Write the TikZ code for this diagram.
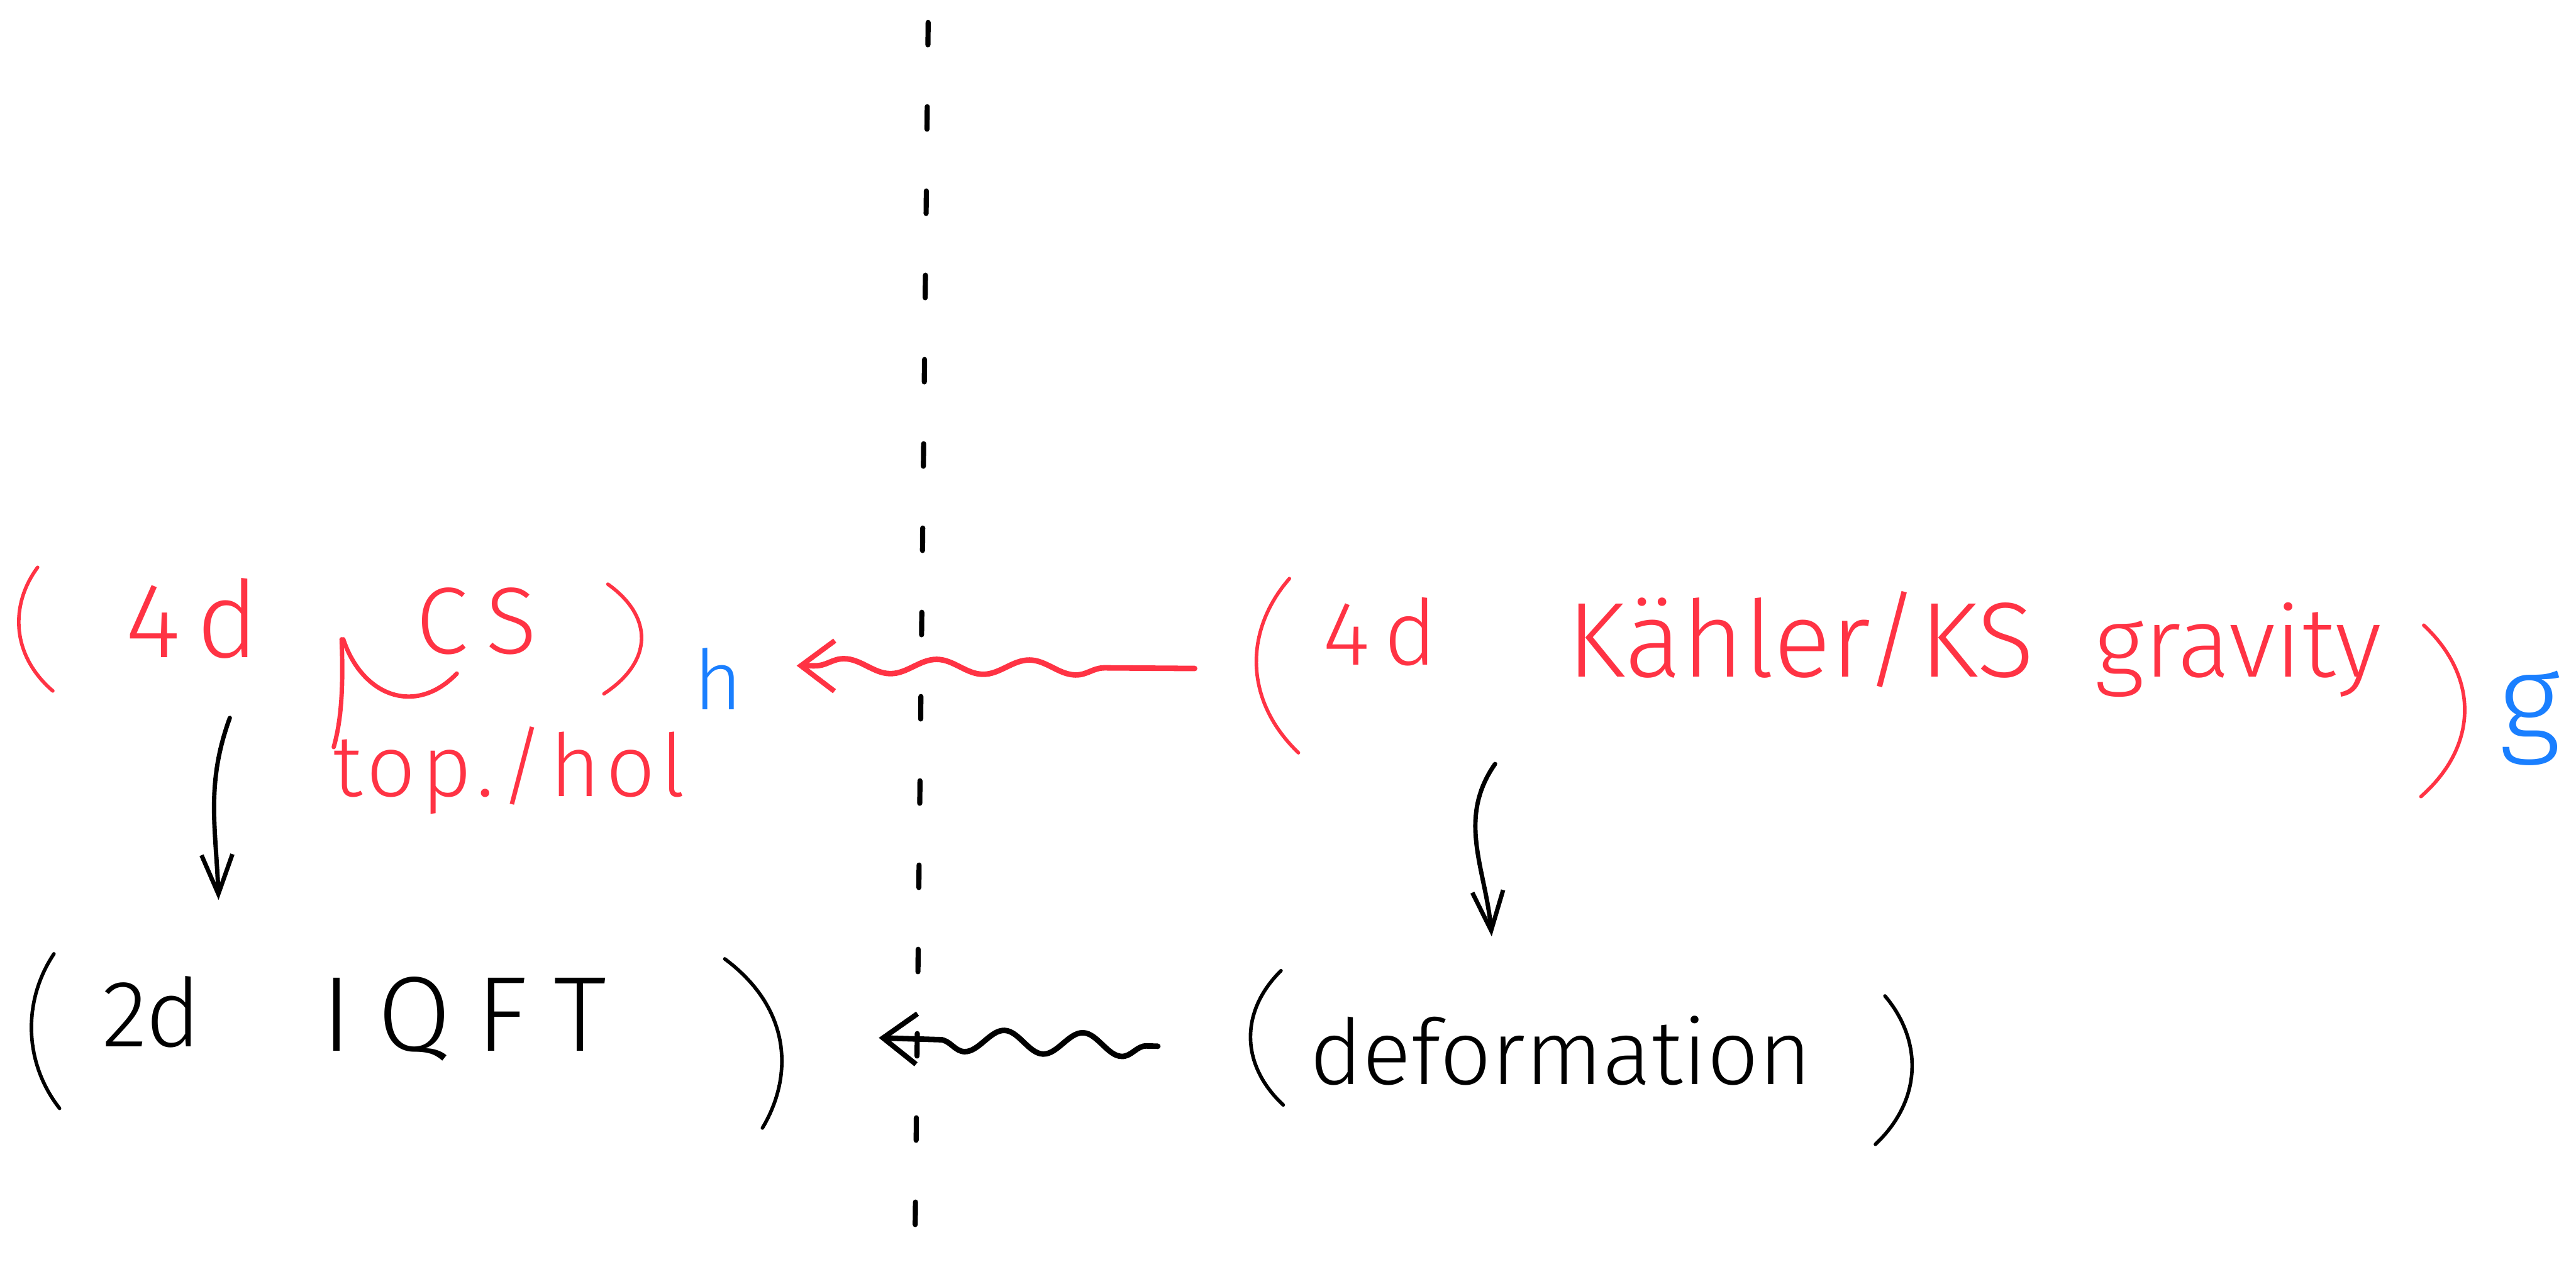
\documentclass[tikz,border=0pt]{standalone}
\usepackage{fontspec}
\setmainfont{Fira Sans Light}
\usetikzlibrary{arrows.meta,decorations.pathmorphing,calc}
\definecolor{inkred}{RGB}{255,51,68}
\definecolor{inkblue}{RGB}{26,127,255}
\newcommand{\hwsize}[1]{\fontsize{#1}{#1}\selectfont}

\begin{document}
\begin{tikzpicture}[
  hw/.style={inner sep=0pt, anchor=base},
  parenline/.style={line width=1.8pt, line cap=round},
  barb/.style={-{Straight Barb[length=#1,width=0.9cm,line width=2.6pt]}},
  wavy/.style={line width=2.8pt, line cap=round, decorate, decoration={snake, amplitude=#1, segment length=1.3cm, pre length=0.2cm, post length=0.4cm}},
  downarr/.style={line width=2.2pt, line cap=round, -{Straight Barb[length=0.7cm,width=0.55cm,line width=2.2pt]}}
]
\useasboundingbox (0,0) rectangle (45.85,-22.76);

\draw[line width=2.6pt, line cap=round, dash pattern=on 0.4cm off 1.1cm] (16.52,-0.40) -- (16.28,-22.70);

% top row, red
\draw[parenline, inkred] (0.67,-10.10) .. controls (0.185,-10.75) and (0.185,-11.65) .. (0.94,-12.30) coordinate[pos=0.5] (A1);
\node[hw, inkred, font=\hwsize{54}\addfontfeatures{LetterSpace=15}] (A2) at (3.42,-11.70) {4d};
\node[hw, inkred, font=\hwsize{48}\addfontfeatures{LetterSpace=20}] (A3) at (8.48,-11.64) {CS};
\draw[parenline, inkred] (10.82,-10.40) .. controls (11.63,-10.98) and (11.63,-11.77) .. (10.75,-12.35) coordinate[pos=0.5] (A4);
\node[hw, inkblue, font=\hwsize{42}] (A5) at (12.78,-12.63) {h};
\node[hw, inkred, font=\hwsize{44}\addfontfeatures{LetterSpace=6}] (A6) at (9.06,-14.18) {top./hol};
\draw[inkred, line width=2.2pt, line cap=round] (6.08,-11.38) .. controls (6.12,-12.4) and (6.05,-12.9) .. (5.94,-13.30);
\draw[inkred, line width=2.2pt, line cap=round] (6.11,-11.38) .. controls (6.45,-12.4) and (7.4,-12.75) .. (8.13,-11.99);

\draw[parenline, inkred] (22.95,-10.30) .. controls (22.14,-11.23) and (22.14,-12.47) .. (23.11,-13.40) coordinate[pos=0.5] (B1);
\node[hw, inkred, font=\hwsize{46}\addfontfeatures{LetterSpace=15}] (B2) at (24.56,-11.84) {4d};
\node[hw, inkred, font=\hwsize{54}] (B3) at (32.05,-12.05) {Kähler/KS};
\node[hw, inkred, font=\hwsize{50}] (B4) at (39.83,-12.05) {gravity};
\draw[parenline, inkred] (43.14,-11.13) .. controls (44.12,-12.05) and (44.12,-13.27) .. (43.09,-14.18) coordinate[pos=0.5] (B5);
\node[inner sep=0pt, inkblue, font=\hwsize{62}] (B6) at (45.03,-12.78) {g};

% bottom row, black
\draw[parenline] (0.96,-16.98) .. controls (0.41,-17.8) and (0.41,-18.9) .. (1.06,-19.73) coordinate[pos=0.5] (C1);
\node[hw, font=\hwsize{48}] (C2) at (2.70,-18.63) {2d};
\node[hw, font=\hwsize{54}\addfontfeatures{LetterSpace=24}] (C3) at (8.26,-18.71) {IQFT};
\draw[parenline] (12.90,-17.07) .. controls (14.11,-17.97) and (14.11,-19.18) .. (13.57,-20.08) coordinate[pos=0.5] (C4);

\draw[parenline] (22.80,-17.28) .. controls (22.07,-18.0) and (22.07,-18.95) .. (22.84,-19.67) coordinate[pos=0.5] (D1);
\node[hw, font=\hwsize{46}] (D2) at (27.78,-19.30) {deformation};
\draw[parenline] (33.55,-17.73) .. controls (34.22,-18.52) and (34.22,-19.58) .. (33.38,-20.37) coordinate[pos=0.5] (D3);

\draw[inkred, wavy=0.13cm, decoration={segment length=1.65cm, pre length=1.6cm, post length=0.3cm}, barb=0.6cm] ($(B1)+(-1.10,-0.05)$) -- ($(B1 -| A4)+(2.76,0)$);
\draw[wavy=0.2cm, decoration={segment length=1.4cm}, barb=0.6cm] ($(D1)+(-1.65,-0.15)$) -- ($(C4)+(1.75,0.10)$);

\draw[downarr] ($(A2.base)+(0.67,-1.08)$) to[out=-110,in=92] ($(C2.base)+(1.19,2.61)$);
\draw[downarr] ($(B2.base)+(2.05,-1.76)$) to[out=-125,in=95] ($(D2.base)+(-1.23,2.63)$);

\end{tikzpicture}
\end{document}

---

Directive: Reproduce all of the material above word for word. Omit the pictures.

Result:
Write the TikZ code for this diagram.
\documentclass[tikz,border=0pt]{standalone}
\usepackage{fontspec}
\setmainfont{Fira Sans Light}
\usetikzlibrary{arrows.meta,decorations.pathmorphing,calc}
\definecolor{inkred}{RGB}{255,51,68}
\definecolor{inkblue}{RGB}{26,127,255}
\newcommand{\hwsize}[1]{\fontsize{#1}{#1}\selectfont}

\begin{document}
\begin{tikzpicture}[
  hw/.style={inner sep=0pt, anchor=base},
  parenline/.style={line width=1.8pt, line cap=round},
  barb/.style={-{Straight Barb[length=#1,width=0.9cm,line width=2.6pt]}},
  wavy/.style={line width=2.8pt, line cap=round, decorate, decoration={snake, amplitude=#1, segment length=1.3cm, pre length=0.2cm, post length=0.4cm}},
  downarr/.style={line width=2.2pt, line cap=round, -{Straight Barb[length=0.7cm,width=0.55cm,line width=2.2pt]}}
]
\useasboundingbox (0,0) rectangle (45.85,-22.76);

\draw[line width=2.6pt, line cap=round, dash pattern=on 0.4cm off 1.1cm] (16.52,-0.40) -- (16.28,-22.70);

% top row, red
\draw[parenline, inkred] (0.67,-10.10) .. controls (0.185,-10.75) and (0.185,-11.65) .. (0.94,-12.30) coordinate[pos=0.5] (A1);
\node[hw, inkred, font=\hwsize{54}\addfontfeatures{LetterSpace=15}] (A2) at (3.42,-11.70) {4d};
\node[hw, inkred, font=\hwsize{48}\addfontfeatures{LetterSpace=20}] (A3) at (8.48,-11.64) {CS};
\draw[parenline, inkred] (10.82,-10.40) .. controls (11.63,-10.98) and (11.63,-11.77) .. (10.75,-12.35) coordinate[pos=0.5] (A4);
\node[hw, inkblue, font=\hwsize{42}] (A5) at (12.78,-12.63) {h};
\node[hw, inkred, font=\hwsize{44}\addfontfeatures{LetterSpace=6}] (A6) at (9.06,-14.18) {top./hol};
\draw[inkred, line width=2.2pt, line cap=round] (6.08,-11.38) .. controls (6.12,-12.4) and (6.05,-12.9) .. (5.94,-13.30);
\draw[inkred, line width=2.2pt, line cap=round] (6.11,-11.38) .. controls (6.45,-12.4) and (7.4,-12.75) .. (8.13,-11.99);

\draw[parenline, inkred] (22.95,-10.30) .. controls (22.14,-11.23) and (22.14,-12.47) .. (23.11,-13.40) coordinate[pos=0.5] (B1);
\node[hw, inkred, font=\hwsize{46}\addfontfeatures{LetterSpace=15}] (B2) at (24.56,-11.84) {4d};
\node[hw, inkred, font=\hwsize{54}] (B3) at (32.05,-12.05) {Kähler/KS};
\node[hw, inkred, font=\hwsize{50}] (B4) at (39.83,-12.05) {gravity};
\draw[parenline, inkred] (43.14,-11.13) .. controls (44.12,-12.05) and (44.12,-13.27) .. (43.09,-14.18) coordinate[pos=0.5] (B5);
\node[inner sep=0pt, inkblue, font=\hwsize{62}] (B6) at (45.03,-12.78) {g};

% bottom row, black
\draw[parenline] (0.96,-16.98) .. controls (0.41,-17.8) and (0.41,-18.9) .. (1.06,-19.73) coordinate[pos=0.5] (C1);
\node[hw, font=\hwsize{48}] (C2) at (2.70,-18.63) {2d};
\node[hw, font=\hwsize{54}\addfontfeatures{LetterSpace=24}] (C3) at (8.26,-18.71) {IQFT};
\draw[parenline] (12.90,-17.07) .. controls (14.11,-17.97) and (14.11,-19.18) .. (13.57,-20.08) coordinate[pos=0.5] (C4);

\draw[parenline] (22.80,-17.28) .. controls (22.07,-18.0) and (22.07,-18.95) .. (22.84,-19.67) coordinate[pos=0.5] (D1);
\node[hw, font=\hwsize{46}] (D2) at (27.78,-19.30) {deformation};
\draw[parenline] (33.55,-17.73) .. controls (34.22,-18.52) and (34.22,-19.58) .. (33.38,-20.37) coordinate[pos=0.5] (D3);

\draw[inkred, wavy=0.13cm, decoration={segment length=1.65cm, pre length=1.6cm, post length=0.3cm}, barb=0.6cm] ($(B1)+(-1.10,-0.05)$) -- ($(B1 -| A4)+(2.76,0)$);
\draw[wavy=0.2cm, decoration={segment length=1.4cm}, barb=0.6cm] ($(D1)+(-1.65,-0.15)$) -- ($(C4)+(1.75,0.10)$);

\draw[downarr] ($(A2.base)+(0.67,-1.08)$) to[out=-110,in=92] ($(C2.base)+(1.19,2.61)$);
\draw[downarr] ($(B2.base)+(2.05,-1.76)$) to[out=-125,in=95] ($(D2.base)+(-1.23,2.63)$);

\end{tikzpicture}
\end{document}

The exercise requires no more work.